* Given instruction
Show every line containing "matplotlib" by copying it.

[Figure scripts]
(begin)

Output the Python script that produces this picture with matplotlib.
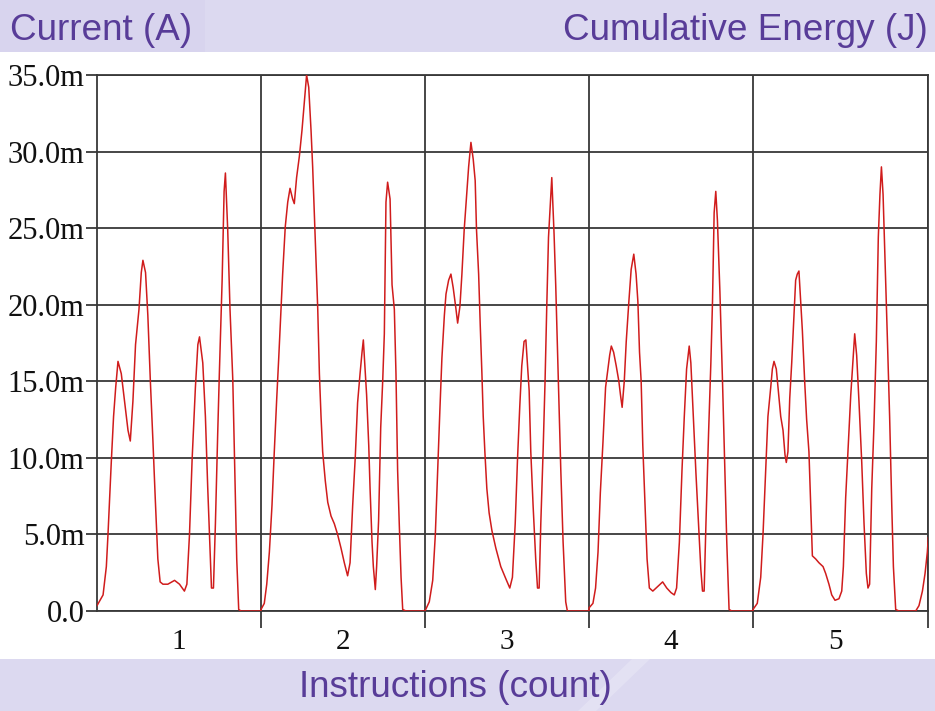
import matplotlib
matplotlib.use("Agg")
import matplotlib.pyplot as plt
import numpy as np
from matplotlib.patches import Rectangle, Polygon

# ---------------- data ----------------
cycle_labels = ["1", "2", "3", "4", "5"]
y_ticks = [0, 5, 10, 15, 20, 25, 30, 35]
y_tick_labels = ["0.0", "5.0m", "10.0m", "15.0m", "20.0m", "25.0m", "30.0m", "35.0m"]

# position within each instruction cycle (fraction) and current (mA)
cycle1_pos = [0.000, 0.037, 0.057, 0.067, 0.087, 0.101, 0.114, 0.128, 0.148, 0.168,
              0.189, 0.203, 0.219, 0.235, 0.256, 0.270, 0.280, 0.296, 0.310, 0.325,
              0.341, 0.355, 0.371, 0.385, 0.402, 0.432, 0.473, 0.503, 0.533, 0.548,
              0.564, 0.580, 0.600, 0.615, 0.625, 0.645, 0.661, 0.675, 0.690, 0.698,
              0.710, 0.722, 0.736, 0.746, 0.763, 0.775, 0.783, 0.797, 0.811, 0.828,
              0.840, 0.852, 0.864, 0.878, 1.000]
cycle1_cur = [0.35, 1.05, 2.9, 5.0, 9.7, 12.7, 14.6, 16.3, 15.5, 13.7,
              11.8, 11.1, 13.7, 17.4, 19.7, 22.1, 22.9, 22.1, 19.3, 15.1,
              11.1, 7.4, 3.4, 1.9, 1.75, 1.75, 2.0, 1.75, 1.3, 1.75,
              5.0, 9.9, 14.6, 17.4, 17.9, 16.2, 12.7, 8.1, 3.9, 1.5,
              1.5, 5.7, 11.6, 15.5, 21.6, 27.4, 28.6, 24.9, 19.7, 15.1,
              9.2, 3.4, 0.1, 0.0, 0.0]

cycle2_pos = [0.000, 0.020, 0.035, 0.051, 0.067, 0.081, 0.096, 0.108, 0.122, 0.132,
              0.148, 0.163, 0.177, 0.193, 0.203, 0.217, 0.234, 0.250, 0.264, 0.278,
              0.291, 0.305, 0.315, 0.325, 0.335, 0.346, 0.356, 0.366, 0.376, 0.392,
              0.407, 0.427, 0.447, 0.467, 0.488, 0.508, 0.528, 0.543, 0.559, 0.575,
              0.589, 0.604, 0.616, 0.624, 0.636, 0.644, 0.657, 0.665, 0.677, 0.685,
              0.697, 0.705, 0.717, 0.730, 0.742, 0.752, 0.762, 0.772, 0.787, 0.799,
              0.813, 0.823, 0.833, 0.843, 0.854, 0.864, 0.884, 1.000]
cycle2_cur = [0.1, 0.5, 1.75, 3.85, 6.9, 10.4, 13.9, 16.5, 19.7, 22.0,
              25.1, 26.7, 27.6, 26.9, 26.6, 28.3, 29.7, 31.4, 33.2, 35.0,
              34.2, 31.4, 29.0, 26.0, 23.0, 19.7, 15.5, 12.7, 10.4, 8.5,
              7.1, 6.2, 5.7, 5.0, 4.1, 3.15, 2.3, 3.15, 6.9, 10.1,
              13.6, 15.5, 16.9, 17.7, 15.5, 14.1, 10.8, 8.0, 4.5, 2.9,
              1.4, 2.9, 5.9, 12.0, 15.0, 18.1, 26.7, 28.0, 26.9, 21.3,
              19.7, 15.5, 9.2, 5.7, 2.2, 0.1, 0.0, 0.0]

cycle3_pos = [0.000, 0.026, 0.047, 0.063, 0.077, 0.091, 0.103, 0.118, 0.128, 0.144,
              0.158, 0.172, 0.189, 0.199, 0.213, 0.225, 0.239, 0.254, 0.266, 0.280,
              0.294, 0.306, 0.314, 0.327, 0.337, 0.347, 0.355, 0.365, 0.377, 0.391,
              0.408, 0.432, 0.462, 0.493, 0.517, 0.533, 0.550, 0.564, 0.578, 0.590,
              0.604, 0.615, 0.625, 0.635, 0.645, 0.659, 0.675, 0.686, 0.696, 0.706,
              0.720, 0.732, 0.742, 0.753, 0.767, 0.773, 0.787, 0.797, 0.813, 0.828,
              0.842, 0.858, 0.868, 1.000]
cycle3_cur = [0.0, 0.6, 2.0, 5.0, 9.2, 13.2, 16.5, 19.3, 20.7, 21.6,
              22.0, 21.1, 19.7, 18.8, 19.9, 22.0, 24.9, 27.2, 29.0, 30.6,
              29.5, 28.1, 24.9, 22.0, 18.6, 15.5, 12.7, 10.4, 8.0, 6.4,
              5.25, 4.1, 2.9, 2.1, 1.5, 2.2, 5.7, 9.9, 13.4, 16.0,
              17.6, 17.7, 16.0, 14.4, 10.4, 6.9, 3.4, 1.5, 1.5, 5.7,
              10.4, 15.0, 19.7, 24.4, 27.2, 28.3, 24.6, 21.3, 15.0, 9.2,
              4.5, 0.6, 0.0, 0.0]

cycle4_pos = [0.000, 0.024, 0.040, 0.055, 0.069, 0.085, 0.101, 0.115, 0.126, 0.136,
              0.150, 0.166, 0.182, 0.192, 0.202, 0.215, 0.227, 0.243, 0.257, 0.273,
              0.287, 0.298, 0.308, 0.318, 0.328, 0.342, 0.354, 0.368, 0.389, 0.419,
              0.449, 0.474, 0.500, 0.520, 0.534, 0.551, 0.567, 0.581, 0.595, 0.611,
              0.621, 0.636, 0.652, 0.668, 0.682, 0.692, 0.702, 0.713, 0.729, 0.743,
              0.753, 0.763, 0.773, 0.783, 0.798, 0.814, 0.828, 0.840, 0.854, 0.870,
              1.000]
cycle4_cur = [0.2, 0.5, 1.5, 3.85, 7.7, 11.0, 14.6, 15.8, 16.7, 17.3,
              16.9, 16.0, 15.0, 14.1, 13.3, 15.0, 17.6, 20.2, 22.3, 23.3,
              22.0, 20.2, 16.9, 15.0, 10.8, 6.9, 3.4, 1.5, 1.3, 1.6,
              1.9, 1.5, 1.2, 1.05, 1.5, 4.5, 9.2, 12.7, 15.8, 17.3,
              16.2, 12.7, 9.0, 5.7, 2.7, 1.3, 1.3, 5.7, 11.6, 16.2,
              20.2, 26.0, 27.4, 25.5, 20.9, 15.0, 9.2, 4.5, 0.1, 0.0,
              0.0]

cycle5_pos = [0.000, 0.026, 0.047, 0.061, 0.077, 0.091, 0.108, 0.118, 0.128, 0.142,
              0.154, 0.169, 0.183, 0.195, 0.203, 0.213, 0.224, 0.236, 0.250, 0.260,
              0.270, 0.280, 0.291, 0.301, 0.315, 0.327, 0.341, 0.352, 0.362, 0.382,
              0.402, 0.427, 0.443, 0.463, 0.480, 0.500, 0.524, 0.541, 0.551, 0.565,
              0.579, 0.596, 0.610, 0.620, 0.632, 0.646, 0.663, 0.677, 0.691, 0.701,
              0.711, 0.724, 0.738, 0.752, 0.764, 0.774, 0.783, 0.793, 0.805, 0.819,
              0.833, 0.846, 0.856, 0.870, 0.890, 0.992, 1.012, 1.033, 1.049, 1.063,
              1.069]
cycle5_cur = [0.1, 0.5, 2.2, 5.0, 9.2, 12.7, 14.6, 15.8, 16.3, 15.8,
              14.4, 12.7, 11.8, 10.2, 9.7, 10.4, 13.9, 16.2, 19.3, 21.6,
              22.0, 22.2, 20.2, 18.3, 15.0, 12.5, 10.4, 6.9, 3.6, 3.4,
              3.15, 2.9, 2.45, 1.75, 1.05, 0.7, 0.8, 1.3, 2.9, 7.4,
              10.4, 14.1, 16.5, 18.1, 16.7, 13.7, 9.7, 5.7, 2.45, 1.5,
              1.75, 8.0, 12.3, 17.6, 24.4, 27.2, 29.0, 27.2, 23.0, 17.9,
              12.7, 6.9, 2.9, 0.1, 0.0, 0.0, 0.35, 1.3, 2.45, 3.85,
              4.8]

cycles = [(cycle1_pos, cycle1_cur), (cycle2_pos, cycle2_cur), (cycle3_pos, cycle3_cur),
          (cycle4_pos, cycle4_cur), (cycle5_pos, cycle5_cur)]

# ---------------- figure ----------------
W, H = 935, 711
fig = plt.figure(figsize=(W / 100, H / 100), dpi=100)
fig.patch.set_facecolor("white")

banner = "#dcd9f0"
purple = "#583c98"
# top banner
fig.patches.append(Rectangle((0, 1 - 52 / H), 1, 52 / H, transform=fig.transFigure,
                             facecolor=banner, edgecolor="none", zorder=0))
fig.patches.append(Rectangle((0, 1 - 52 / H), 205 / W, 52 / H, transform=fig.transFigure,
                             facecolor="#d8d4ee", edgecolor="none", zorder=0))
# bottom banner
fig.patches.append(Rectangle((0, 0), 1, 52 / H, transform=fig.transFigure,
                             facecolor=banner, edgecolor="none", zorder=0))
sheen = Polygon([(578 / W, 0), (596 / W, 0), (650 / W, 52 / H), (632 / W, 52 / H)],
                closed=True, transform=fig.transFigure, facecolor="white",
                edgecolor="none", alpha=0.22, zorder=0)
fig.patches.append(sheen)

ax = fig.add_axes([97 / W, 1 - 611 / H, 831 / W, 536 / H])
ax.set_facecolor("white")

xs, ys = [], []
for i, (p, c) in enumerate(cycles):
    assert len(p) == len(c)
    xs.extend(np.asarray(p) + i + 0.5)
    ys.extend(c)
ax.plot(xs, ys, color="#d01c1c", lw=1.1, zorder=3)

ax.set_xlim(0.5, 5.567)
ax.set_ylim(0, 35)

serif = "Liberation Serif"
ax.set_yticks(y_ticks)
ax.set_yticklabels(y_tick_labels, fontfamily=serif, fontsize=22, color="#111111")
ax.set_xticks([1, 2, 3, 4, 5])
ax.set_xticklabels(cycle_labels, fontfamily=serif, fontsize=21, color="#111111")
ax.set_xticks([1.5, 2.5, 3.5, 4.5, 5.567], minor=True)

gc = "#383838"
ax.tick_params(axis="x", which="major", length=0, pad=13)
ax.tick_params(axis="x", which="minor", length=12, width=1.3, color=gc, direction="out")
ax.tick_params(axis="y", length=8, width=1.3, color=gc, pad=1)
ax.grid(axis="y", which="major", color=gc, lw=1.3, zorder=1)
ax.grid(axis="x", which="minor", color=gc, lw=1.3, zorder=1)
for s in ax.spines.values():
    s.set_color(gc)
    s.set_linewidth(1.3)

sans = "Liberation Sans"
fig.text(10 / W, 1 - 40 / H, "Current (A)", fontfamily=sans, fontsize=26.6,
         color=purple, ha="left", va="baseline")
fig.text(928 / W, 1 - 40 / H, "Cumulative Energy (J)", fontfamily=sans, fontsize=26.6,
         color=purple, ha="right", va="baseline")
fig.text(455 / W, 1 - 697 / H, "Instructions (count)", fontfamily=sans, fontsize=26.6,
         color=purple, ha="center", va="baseline")

fig.savefig("out.png", dpi=100)
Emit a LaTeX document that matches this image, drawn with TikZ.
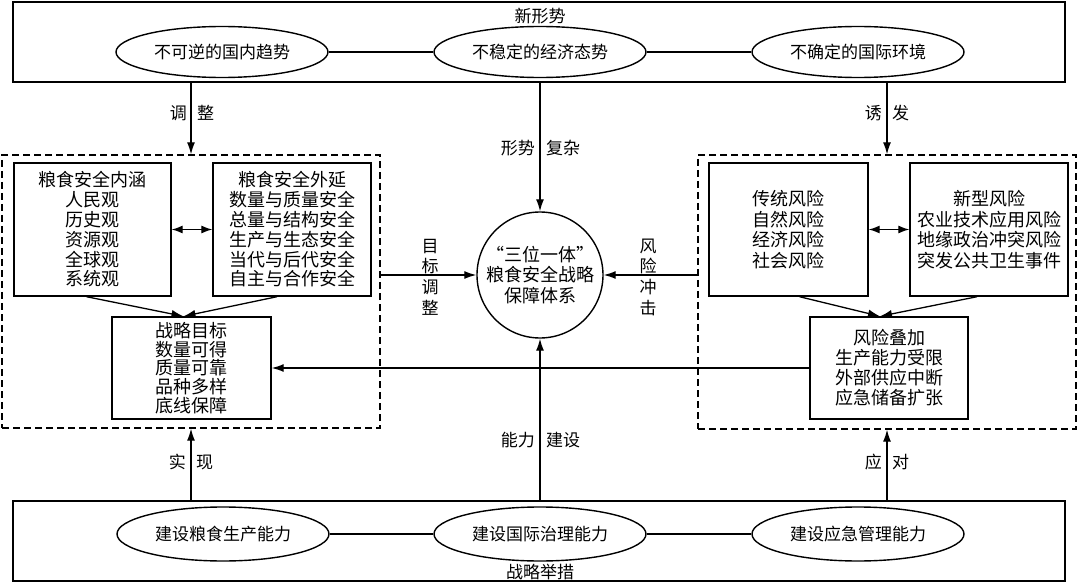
\documentclass[tikz,border=0pt]{standalone}
\usepackage{fontspec}
\setmainfont{Noto Sans CJK SC}
\usetikzlibrary{arrows.meta,shapes.geometric}
\begin{document}
\begin{tikzpicture}[x=1pt,y=-1pt,
  txt/.style={font=\fontsize{17}{20}\selectfont, inner sep=0pt},
  bigbox/.style={draw, line width=1.5pt, inner sep=0pt},
  dbox/.style={draw, line width=1.3pt, dash pattern=on 7pt off 4pt, inner sep=0pt},
  ibox/.style={draw, line width=1.4pt, inner sep=0pt, align=center, font=\fontsize{18}{19.8}\selectfont},
  ell/.style={draw, ellipse, line width=1.4pt, inner sep=0pt, minimum width=212pt, minimum height=51pt, font=\fontsize{17}{20}\selectfont},
  arr/.style={line width=1.3pt, -{Latex[length=12pt,width=8pt]}},
  darr/.style={line width=1.3pt, {Latex[length=11pt,width=8pt]}-{Latex[length=11pt,width=8pt]}},
  conn/.style={line width=1.4pt},
  vtxt/.style={align=center, inner sep=0pt, font=\fontsize{17}{20.7}\selectfont}]
\useasboundingbox (0,0) rectangle (1080,583);
% top box
\node[bigbox, minimum width=1052pt, minimum height=80pt] (topbox) at (539,42) {};
\node[txt] (toplbl) at (540,16) {新形势};
\node[ell] (e1) at (222,52) {不可逆的国内趋势};
\node[ell] (e2) at (540,52) {不稳定的经济态势};
\node[ell] (e3) at (858,52) {不确定的国际环境};
\draw[conn] (e1) -- (e2);
\draw[conn] (e2) -- (e3);
% bottom box
\node[bigbox, minimum width=1052pt, minimum height=80pt] (botbox) at (539,541) {};
\node[txt] (botlbl) at (540,572) {战略举措};
\node[ell, minimum height=54pt] (b1) at (223,534) {建设粮食生产能力};
\node[ell, minimum height=54pt] (b2) at (540,534) {建设国际治理能力};
\node[ell, minimum height=54pt] (b3) at (858,534) {建设应急管理能力};
\draw[conn] (b1) -- (b2);
\draw[conn] (b2) -- (b3);
% dashed regions
\node[dbox, minimum width=378pt, minimum height=273pt] (ldash) at (191,291.5) {};
\node[dbox, minimum width=378pt, minimum height=274pt] (rdash) at (887,292) {};
% left inner boxes
\node[ibox, minimum width=157pt, minimum height=133pt] (lb1) at (92.5,229.5)
  {粮食安全内涵\\人民观\\历史观\\资源观\\全球观\\系统观};
\node[ibox, minimum width=158pt, minimum height=133pt] (lb2) at (292,229.5)
  {粮食安全外延\\数量与质量安全\\总量与结构安全\\生产与生态安全\\当代与后代安全\\自主与合作安全};
\node[ibox, minimum width=159pt, minimum height=102pt, font=\fontsize{18}{18.6}\selectfont] (goal) at (191.5,368)
  {战略目标\\数量可得\\质量可靠\\品种多样\\底线保障};
\draw[darr] (lb1.east) -- (lb2.west);
\draw[arr] ([xshift=-6pt]lb1.south) -- ([xshift=-8pt]goal.north);
\draw[arr] ([xshift=-15pt]lb2.south) -- ([xshift=-8pt]goal.north);
% right inner boxes
\node[ibox, minimum width=159pt, minimum height=133pt, font=\fontsize{18}{20.5}\selectfont] (rb1) at (788.5,229.5)
  {传统风险\\自然风险\\经济风险\\社会风险};
\node[ibox, minimum width=158pt, minimum height=133pt, font=\fontsize{18}{20.5}\selectfont] (rb2) at (989,229.5)
  {新型风险\\农业技术应用风险\\地缘政治冲突风险\\突发公共卫生事件};
\node[ibox, minimum width=158pt, minimum height=102pt, font=\fontsize{18}{20}\selectfont] (risk) at (889,368)
  {风险叠加\\生产能力受限\\外部供应中断\\应急储备扩张};
\draw[darr] (rb1.east) -- (rb2.west);
\draw[arr] ([xshift=11pt]rb1.south) -- ([xshift=-9pt]risk.north);
\draw[arr] ([xshift=-12pt]rb2.south) -- ([xshift=-9pt]risk.north);
% central circle
\node[draw, circle, line width=1.4pt, minimum size=126pt, inner sep=0pt, align=center,
  font=\fontsize{18}{20.5}\selectfont] (circ) at (540,275)
  {“三位一体”\\粮食安全战略\\保障体系};
% connectors
\draw[arr] (ldash.north |- topbox.south) -- (ldash.north);
\draw[arr] (rdash.north |- topbox.south) -- (rdash.north);
\draw[arr] (circ.north |- topbox.south) -- (circ.north);
\draw[arr] (circ.south |- botbox.north) -- (circ.south);
\draw[arr] (ldash.south |- botbox.north) -- (ldash.south);
\draw[arr] (rdash.south |- botbox.north) -- (rdash.south);
\draw[arr] (circ.west -| ldash.east) -- (circ.west);
\draw[arr] (circ.east -| rdash.west) -- (circ.east);
\draw[arr] (risk.west) -- (goal.east);
% labels
\node[txt, anchor=east] (l1a) at (187,113) {调};
\node[txt, anchor=west] (l1b) at (197,113) {整};
\node[txt, anchor=east] (l2a) at (882,113) {诱};
\node[txt, anchor=west] (l2b) at (892,113) {发};
\node[txt, anchor=east] (l3a) at (535,148) {形势};
\node[txt, anchor=west] (l3b) at (546,148) {复杂};
\node[txt, anchor=east] (l4a) at (535,440) {能力};
\node[txt, anchor=west] (l4b) at (546,440) {建设};
\node[txt, anchor=east] (l5a) at (186,462) {实};
\node[txt, anchor=west] (l5b) at (196,462) {现};
\node[txt, anchor=east] (l6a) at (882,462) {应};
\node[txt, anchor=west] (l6b) at (892,462) {对};
\node[vtxt] (l7) at (430,277) {目\\标\\调\\整};
\node[vtxt] (l8) at (648,277) {风\\险\\冲\\击};
\end{tikzpicture}
\end{document}
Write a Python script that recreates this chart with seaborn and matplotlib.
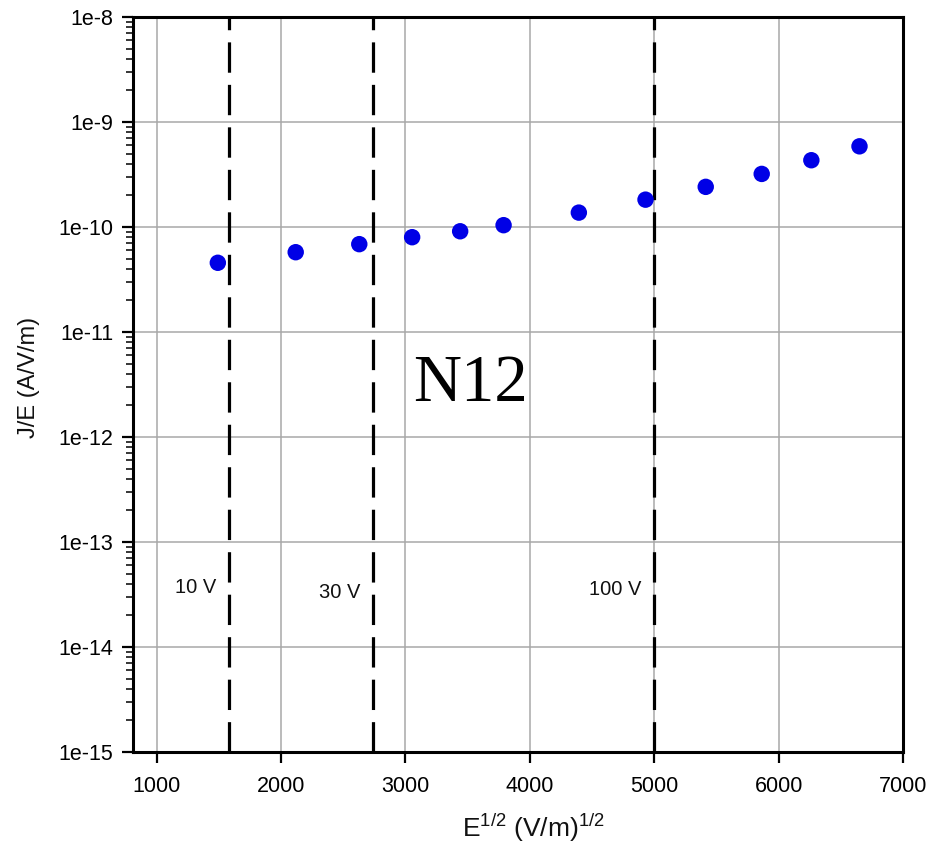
import numpy as np
import pandas as pd
import seaborn as sns
import matplotlib
matplotlib.use("Agg")
import matplotlib.pyplot as plt
from matplotlib.ticker import FixedLocator, FuncFormatter, LogLocator, NullFormatter

# sqrt of field (V/m)^1/2 and J/E (A/V/m)
e_sqrt = [1492, 2118, 2629, 3054, 3440, 3789, 4394, 4930, 5414, 5864, 6263, 6650]
j_over_e = [4.56e-11, 5.75e-11, 6.86e-11, 7.99e-11, 9.1e-11, 1.04e-10,
            1.37e-10, 1.82e-10, 2.41e-10, 3.20e-10, 4.32e-10, 5.86e-10]

# applied voltage markers
volt_labels = ["10 V", "30 V", "100 V"]
volt_x = [1581, 2739, 5000]
volt_label_y = [3.68e-14, 3.3e-14, 3.5e-14]

sample_name = "N12"

df = pd.DataFrame({"E": e_sqrt, "JE": j_over_e})

sns.set_style("white")
plt.rcParams['font.family'] = ['Liberation Sans', 'DejaVu Sans']
plt.rcParams['mathtext.fontset'] = 'custom'
plt.rcParams['mathtext.rm'] = 'Liberation Sans'

fig = plt.figure(figsize=(9.3, 8.46), dpi=100)
ax = fig.add_axes([0.143, 0.111, 0.828, 0.869])

ax.set_yscale("log")
ax.set_xlim(810, 7000)
ax.set_ylim(1e-15, 1e-8)

ax.grid(True, which="major", color="#a8a8a8", linewidth=1.1)
ax.set_axisbelow(True)

for x, lab, ly in zip(volt_x, volt_labels, volt_label_y):
    ax.axvline(x, color="black", linewidth=2.3, linestyle=(0, (9.5, 3.8)), zorder=2)
    ax.annotate(lab, xy=(x, ly), xytext=(-9, 0), textcoords="offset points",
                ha="right", va="center", fontsize=14.5, color="#111111")

sns.scatterplot(data=df, x="E", y="JE", ax=ax, color="#0000e6", s=140,
                edgecolor="none", zorder=3)

ax.text(0.4377, 0.500, sample_name, transform=ax.transAxes, ha="center", va="center",
        fontsize=48, family=["Liberation Serif", "DejaVu Serif"], color="black")

ax.xaxis.set_major_locator(FixedLocator([1000, 2000, 3000, 4000, 5000, 6000, 7000]))
ax.yaxis.set_major_locator(FixedLocator([10.0 ** k for k in range(-15, -7)]))
ax.yaxis.set_minor_locator(LogLocator(base=10, subs=np.arange(2, 10)))
ax.yaxis.set_minor_formatter(NullFormatter())
ax.yaxis.set_major_formatter(FuncFormatter(lambda v, p: f"1e{int(round(np.log10(v)))}"))

ax.tick_params(axis="both", which="major", direction="out", length=8, width=1.6,
               labelsize=15.5, colors="black", bottom=True, left=True,
               top=False, right=False, pad=6)
ax.tick_params(axis="y", which="minor", direction="out", length=5, width=1.3,
               left=True, right=False)
ax.tick_params(axis="x", which="minor", bottom=False)
ax.tick_params(axis="x", which="major", pad=9)

for s in ax.spines.values():
    s.set_color("black")
    s.set_linewidth(2.2)
    s.set_visible(True)

ax.set_xlabel(r"E$^{1/2}$ (V/m)$^{1/2}$", fontsize=19, color="#111111")
ax.set_ylabel("J/E (A/V/m)", fontsize=17, color="#111111")
ax.xaxis.set_label_coords(0.52, -0.080)
ax.yaxis.set_label_coords(-0.121, 0.51)

fig.savefig("out.png", dpi=100)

(end)

* Output of the exercise
Output the Python script that produces this picture with matplotlib.
import matplotlib
matplotlib.use("Agg")
import matplotlib.pyplot as plt
from matplotlib.patches import Rectangle, Polygon
Write a Python script that recreates this chart with seaborn and matplotlib.
import matplotlib
matplotlib.use("Agg")
import matplotlib.pyplot as plt
from matplotlib.ticker import FixedLocator, FuncFormatter, LogLocator, NullFormatter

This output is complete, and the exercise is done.